● **SHORT TASK**
Using the entries shown below, output the line containing "Convert this chart to matplotlib code.", the line containing "img[..., k] = np.interp(t, stops_t, stops_c[:, k])", and every line between them, exactly. Pictures are omitted.

● **DATASET ROWS**
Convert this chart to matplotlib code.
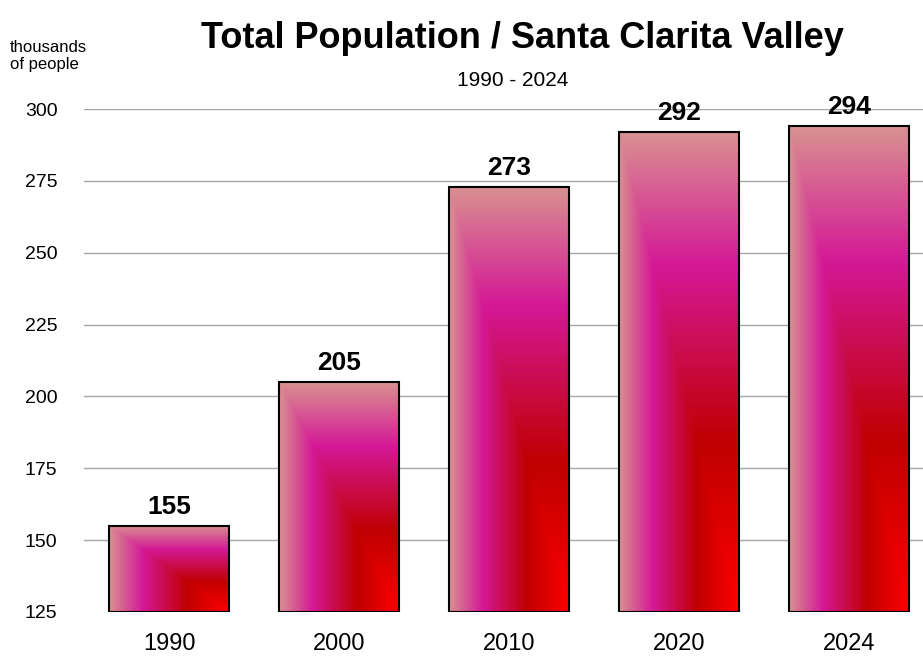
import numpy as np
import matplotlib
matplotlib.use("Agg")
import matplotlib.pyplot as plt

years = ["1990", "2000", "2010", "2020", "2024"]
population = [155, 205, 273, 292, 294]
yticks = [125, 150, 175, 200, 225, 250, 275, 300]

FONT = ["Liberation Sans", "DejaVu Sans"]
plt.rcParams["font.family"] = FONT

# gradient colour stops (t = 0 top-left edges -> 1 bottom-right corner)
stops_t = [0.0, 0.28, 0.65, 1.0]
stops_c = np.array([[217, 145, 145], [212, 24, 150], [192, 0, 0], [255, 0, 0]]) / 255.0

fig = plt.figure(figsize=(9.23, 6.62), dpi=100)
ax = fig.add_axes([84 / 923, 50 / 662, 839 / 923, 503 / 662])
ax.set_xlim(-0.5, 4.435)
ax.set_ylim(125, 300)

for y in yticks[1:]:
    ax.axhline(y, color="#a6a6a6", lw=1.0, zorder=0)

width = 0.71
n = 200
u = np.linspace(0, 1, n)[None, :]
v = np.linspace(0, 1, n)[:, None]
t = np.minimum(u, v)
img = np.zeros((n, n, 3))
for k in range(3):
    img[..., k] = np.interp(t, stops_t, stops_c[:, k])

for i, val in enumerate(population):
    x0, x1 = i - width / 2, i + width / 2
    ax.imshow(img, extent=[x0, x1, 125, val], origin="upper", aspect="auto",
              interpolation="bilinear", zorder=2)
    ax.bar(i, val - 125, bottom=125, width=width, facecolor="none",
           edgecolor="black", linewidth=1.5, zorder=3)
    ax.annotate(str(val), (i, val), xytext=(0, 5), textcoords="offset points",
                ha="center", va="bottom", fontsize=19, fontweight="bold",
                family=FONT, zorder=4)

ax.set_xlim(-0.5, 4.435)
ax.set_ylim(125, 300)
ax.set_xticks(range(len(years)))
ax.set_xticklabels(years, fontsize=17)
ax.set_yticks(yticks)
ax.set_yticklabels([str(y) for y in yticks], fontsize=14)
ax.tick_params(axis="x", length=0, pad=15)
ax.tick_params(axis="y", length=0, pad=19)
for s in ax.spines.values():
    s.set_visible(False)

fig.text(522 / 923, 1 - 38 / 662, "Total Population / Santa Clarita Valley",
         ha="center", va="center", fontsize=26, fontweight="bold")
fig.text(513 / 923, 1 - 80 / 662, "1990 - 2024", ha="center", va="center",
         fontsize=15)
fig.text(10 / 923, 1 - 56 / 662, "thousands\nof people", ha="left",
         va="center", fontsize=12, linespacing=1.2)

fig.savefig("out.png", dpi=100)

==

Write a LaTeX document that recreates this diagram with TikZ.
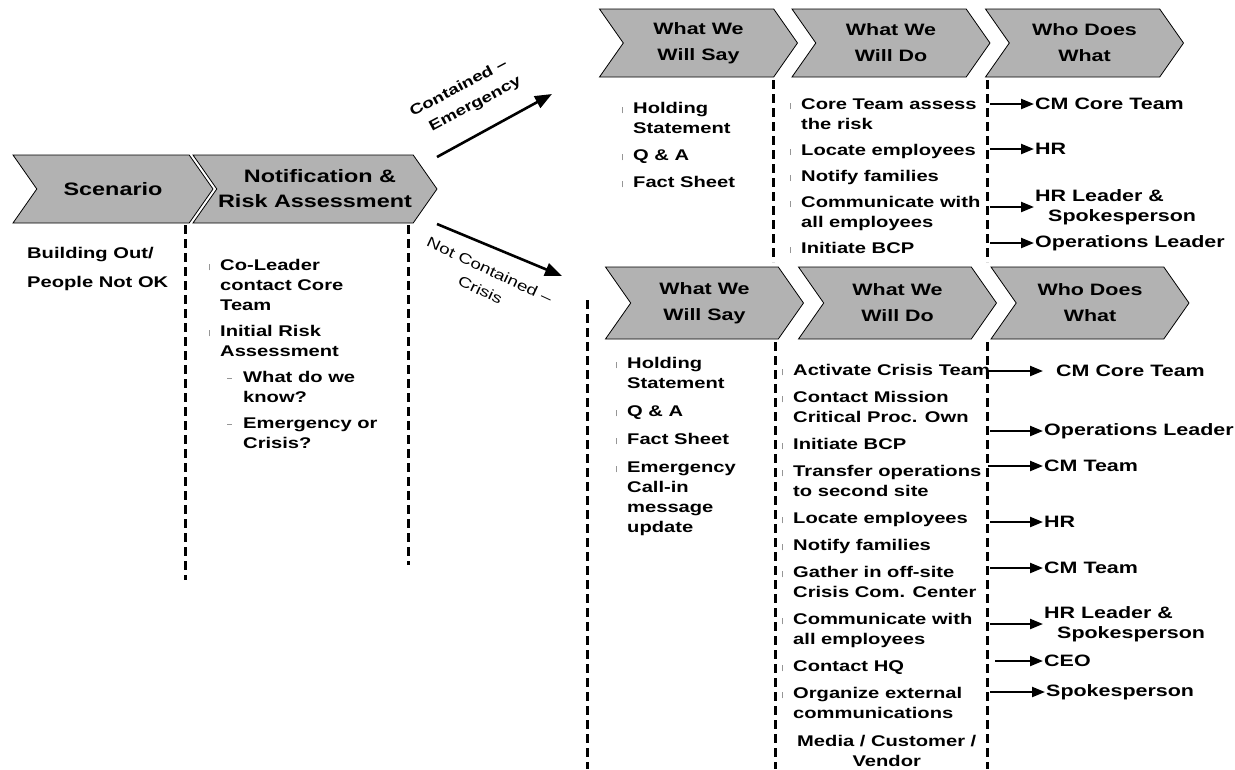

● **SOLUTION**
Convert this chart to matplotlib code.
import numpy as np
import matplotlib
matplotlib.use("Agg")
import matplotlib.pyplot as plt

years = ["1990", "2000", "2010", "2020", "2024"]
population = [155, 205, 273, 292, 294]
yticks = [125, 150, 175, 200, 225, 250, 275, 300]

FONT = ["Liberation Sans", "DejaVu Sans"]
plt.rcParams["font.family"] = FONT

# gradient colour stops (t = 0 top-left edges -> 1 bottom-right corner)
stops_t = [0.0, 0.28, 0.65, 1.0]
stops_c = np.array([[217, 145, 145], [212, 24, 150], [192, 0, 0], [255, 0, 0]]) / 255.0

fig = plt.figure(figsize=(9.23, 6.62), dpi=100)
ax = fig.add_axes([84 / 923, 50 / 662, 839 / 923, 503 / 662])
ax.set_xlim(-0.5, 4.435)
ax.set_ylim(125, 300)

for y in yticks[1:]:
    ax.axhline(y, color="#a6a6a6", lw=1.0, zorder=0)

width = 0.71
n = 200
u = np.linspace(0, 1, n)[None, :]
v = np.linspace(0, 1, n)[:, None]
t = np.minimum(u, v)
img = np.zeros((n, n, 3))
for k in range(3):
    img[..., k] = np.interp(t, stops_t, stops_c[:, k])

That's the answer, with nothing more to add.